Dubé fût étendu sur un lit de branches. Il supposa qu’ils étaient dans le boisé du parc, dans ces repaires douteux où des jeunes venaient régulièrement et laissaient des corps morts de fêtards. Il se réjouit en sentant poindre la noirceur. Il pensa au sang qu’il avait perdu, aux dommages qu’on lui avait infligés, et se demanda pourquoi il était toujours en vie, ou du moins pourquoi il était toujours conscient. Les cigarettes se succédaient et ne lui faisaient désormais plus aucun effet. Il essaya de pleurer, mais n’y parvint pas. Il fut laissé seul avec l’un des deux pendant un temps, et quand l’autre revint, Dubé entendit « C’est bon », puis se sentit à nouveau soulevé de terre.
⎯ Attend, entendit-il.
⎯ De quoi?
⎯ Juste pour faire sûr.

On le reposa face par terre, et Dubé sentit son poignet se poser sur un billot de bois. Davantage par le bruit que la douleur, il sut qu’on lui cassait le bras à l’articulation. Ces gars-là ne devaient pas s’en remettre qu’à la viande du supermarché pour leur entraînement, pensa-t-il. C’est dans un état de désolation totale qu’il constata que l’opération se répétait pour son autre bras, puis les jambes, pour lesquelles ils eurent plus de difficulté. Dubé aussi.

Alors qu’on le portait par ses membres désormais inutiles, Dubé, pourtant peu porté sur la religion, priait tous les saints de l’histoire qu’ils le fassent s’évanouir, s’ils étaient trop pourris pour venir le sauver.

L’odeur qu’il percevait lui était familière. Sans réellement arriver à la définir, considérant en plus que son odorat devait être sérieusement déréglé, Dubé éprouvait néanmoins un certain sentiment de terrain connu. Une fois acclimaté, il fut capable, sinon de la cibler, du moins de la qualifier. Une odeur rance et colorée, infecte, en fait.

Il se sentit à nouveau soulevé de terre, et c’est sans aucune délicatesse que Dubé fût hissé en hauteur. Il balança violemment par-dessus une rambarde, et c’est à l’amortissement coussiné de sa chute qu’il devina qu’il se trouvait à l’intérieur du conteneur à déchets, à l’arrière de l’épicerie. Il entendit des pas s’éloigner, puis d’autres, plus menus et sournois, s’approcher de lui. Ce furent d’abord des chatouillements qui le firent s’exciter. Puis des morsures, que Dubé commença à trouver fort inconvenantes. Au moins à une dizaine de reprises, il tenta d’éloigner les bestioles pour se rappeler qu’il ne valait guère mieux qu’un pantin sans ficelles.

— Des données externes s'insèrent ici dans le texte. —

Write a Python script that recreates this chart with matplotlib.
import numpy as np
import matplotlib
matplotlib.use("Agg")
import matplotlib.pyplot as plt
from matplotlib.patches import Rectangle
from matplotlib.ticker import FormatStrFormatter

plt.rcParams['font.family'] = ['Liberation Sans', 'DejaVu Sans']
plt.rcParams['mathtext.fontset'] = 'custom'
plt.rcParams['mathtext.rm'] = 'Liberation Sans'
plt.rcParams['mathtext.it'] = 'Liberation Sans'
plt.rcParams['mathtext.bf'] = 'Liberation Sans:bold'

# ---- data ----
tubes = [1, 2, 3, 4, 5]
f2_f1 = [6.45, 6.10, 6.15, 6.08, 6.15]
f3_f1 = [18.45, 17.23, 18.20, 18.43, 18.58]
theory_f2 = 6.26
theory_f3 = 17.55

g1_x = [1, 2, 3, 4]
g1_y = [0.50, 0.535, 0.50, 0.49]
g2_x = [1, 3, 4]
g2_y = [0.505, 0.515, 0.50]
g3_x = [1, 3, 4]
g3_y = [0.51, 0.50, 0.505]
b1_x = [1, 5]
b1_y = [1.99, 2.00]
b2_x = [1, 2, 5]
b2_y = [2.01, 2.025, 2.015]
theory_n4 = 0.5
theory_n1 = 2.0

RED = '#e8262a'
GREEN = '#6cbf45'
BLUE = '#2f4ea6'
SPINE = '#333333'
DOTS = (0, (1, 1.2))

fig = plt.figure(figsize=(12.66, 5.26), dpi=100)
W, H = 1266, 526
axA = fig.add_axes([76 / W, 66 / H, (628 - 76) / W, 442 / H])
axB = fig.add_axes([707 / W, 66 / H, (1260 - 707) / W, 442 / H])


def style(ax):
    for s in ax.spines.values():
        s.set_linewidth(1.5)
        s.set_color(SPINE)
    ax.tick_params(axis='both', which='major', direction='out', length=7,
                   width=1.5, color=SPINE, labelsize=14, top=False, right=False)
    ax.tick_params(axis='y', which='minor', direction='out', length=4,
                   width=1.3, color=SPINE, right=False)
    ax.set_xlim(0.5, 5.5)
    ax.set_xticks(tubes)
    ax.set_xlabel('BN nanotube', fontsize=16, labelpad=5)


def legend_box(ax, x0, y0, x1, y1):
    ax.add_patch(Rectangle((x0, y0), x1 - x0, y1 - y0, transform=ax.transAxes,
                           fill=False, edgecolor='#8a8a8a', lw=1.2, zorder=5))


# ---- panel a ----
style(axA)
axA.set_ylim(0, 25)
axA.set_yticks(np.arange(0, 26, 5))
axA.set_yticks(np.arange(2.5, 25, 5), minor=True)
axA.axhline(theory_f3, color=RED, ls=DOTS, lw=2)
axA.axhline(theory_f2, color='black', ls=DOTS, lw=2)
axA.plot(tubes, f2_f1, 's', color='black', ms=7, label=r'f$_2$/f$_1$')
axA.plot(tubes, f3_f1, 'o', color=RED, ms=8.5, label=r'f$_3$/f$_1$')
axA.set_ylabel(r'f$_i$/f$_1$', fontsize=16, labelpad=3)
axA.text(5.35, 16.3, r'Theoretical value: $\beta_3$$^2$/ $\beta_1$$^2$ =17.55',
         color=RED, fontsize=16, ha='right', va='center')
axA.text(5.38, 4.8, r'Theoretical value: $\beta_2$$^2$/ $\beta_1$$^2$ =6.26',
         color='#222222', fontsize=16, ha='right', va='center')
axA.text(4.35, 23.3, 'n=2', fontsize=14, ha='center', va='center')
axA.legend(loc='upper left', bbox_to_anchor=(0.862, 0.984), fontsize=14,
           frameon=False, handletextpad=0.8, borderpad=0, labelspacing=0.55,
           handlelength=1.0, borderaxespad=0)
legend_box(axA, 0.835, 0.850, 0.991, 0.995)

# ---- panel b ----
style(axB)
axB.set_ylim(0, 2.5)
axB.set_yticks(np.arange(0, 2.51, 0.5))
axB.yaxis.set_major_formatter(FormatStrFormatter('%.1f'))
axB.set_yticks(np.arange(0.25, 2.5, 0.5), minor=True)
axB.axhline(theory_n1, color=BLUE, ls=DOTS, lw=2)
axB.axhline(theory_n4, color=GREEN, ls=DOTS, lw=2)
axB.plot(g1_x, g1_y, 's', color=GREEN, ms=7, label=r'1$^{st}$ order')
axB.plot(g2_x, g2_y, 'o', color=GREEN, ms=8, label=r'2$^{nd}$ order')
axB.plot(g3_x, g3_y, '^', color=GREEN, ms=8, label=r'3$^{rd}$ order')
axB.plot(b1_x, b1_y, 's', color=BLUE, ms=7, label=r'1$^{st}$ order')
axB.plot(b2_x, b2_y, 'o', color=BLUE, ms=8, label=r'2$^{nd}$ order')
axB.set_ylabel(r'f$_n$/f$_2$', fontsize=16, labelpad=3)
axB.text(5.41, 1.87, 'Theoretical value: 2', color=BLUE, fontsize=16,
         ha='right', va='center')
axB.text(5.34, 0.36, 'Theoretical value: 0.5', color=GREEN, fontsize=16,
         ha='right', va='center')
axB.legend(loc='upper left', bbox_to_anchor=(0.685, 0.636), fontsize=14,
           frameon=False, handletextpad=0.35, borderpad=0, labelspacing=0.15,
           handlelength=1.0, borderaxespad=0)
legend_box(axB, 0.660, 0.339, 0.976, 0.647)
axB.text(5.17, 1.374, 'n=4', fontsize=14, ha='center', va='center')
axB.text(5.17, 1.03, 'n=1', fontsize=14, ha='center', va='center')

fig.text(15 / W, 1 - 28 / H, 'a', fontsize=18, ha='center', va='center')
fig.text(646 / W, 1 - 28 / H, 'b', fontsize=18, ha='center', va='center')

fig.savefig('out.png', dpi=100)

Il constata qu’il n’avait jamais réellement pris le temps de regarder le ciel, la nuit. Il s’en voulut de ne pas s’y être attardé plus tôt dans sa vie. S’il devait s’en sortir, il aurait amplement le temps de le regarder, le ciel étoilé. Cette idée lui leva le cœur. Il tourna la tête de côté et fût incapable de projeter son vomissement comme il l’aurait voulu. Quelques bestioles affluèrent. Il ne lui restait maintenant plus qu’à attendre. Les secours, ou la collecte des déchets. À ce point, il lui était bien difficile de dire lequel des deux il préférait.